Große Hoffnung ist Flüssiggas (LNG) in Tankschiffen. Die USA sind größter Exporteur, Österreich bemüht sich um Vereinbarungen mit Katar und anderen arabischen Staaten. Deutschland prescht vor und kauft um 1,5 Milliarden Euro LNG. Damit droht ein zusätzlicher Preis-Wettlauf, weil alle Länder LNG wollen. Besser wäre ein gemeinsames EU-Einkaufsprogramm, so Angerer. Doch schon vor dem Krieg war Flüssiggas dreimal so teuer wie jenes aus Sibirien. Zudem braucht es zu den derzeit 28 LNG-Hafenanlagen noch weitere, Deutschland ist da schnell und will fix um mehr als 500 Millionen Euro zwei neue an der Nordsee bauen.

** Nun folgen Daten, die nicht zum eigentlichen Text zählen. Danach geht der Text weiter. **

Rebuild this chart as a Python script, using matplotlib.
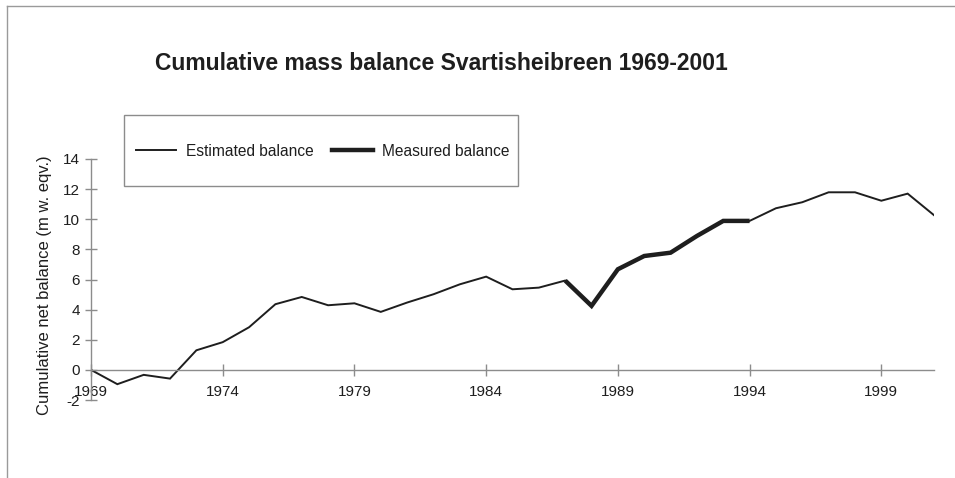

Das aber wird dauern, daher sei jetzt „ein Bündel aus sehr vielen Maßnahmen nötig, um den Verbrauch bei uns zu senken. Einige Firmen werden andere Brennstoffe einsetzen können, bei den Haushalten wird wohl der hohe Gaspreis extrem spürbar durchschlagen und zum Sparen anregen.“
Bitter ist das alles, weil es schon seit Langem Alternativen zu Russland geben könnte. Die OMV war maßgeblich am Pipelineprojekt Nabucco beteiligt. Das hätte Gas aus Aserbaidschan über die Türkei nach Österreich gebracht. Nach Querschüssen von Russland sowie hohen Kosten brach man den Bau aber 2013 ab.
USA wollen auch Öl-Embargo und reden mit Venezuela
Parallel will auch US-Präsident Joe Biden russisches Öl und Gas verbannen. Amerika bezieht derzeit acht Prozent seines Rohöls von dort. Als Ersatz spricht Biden nun sogar mit dem bisher geächteten Venezuela.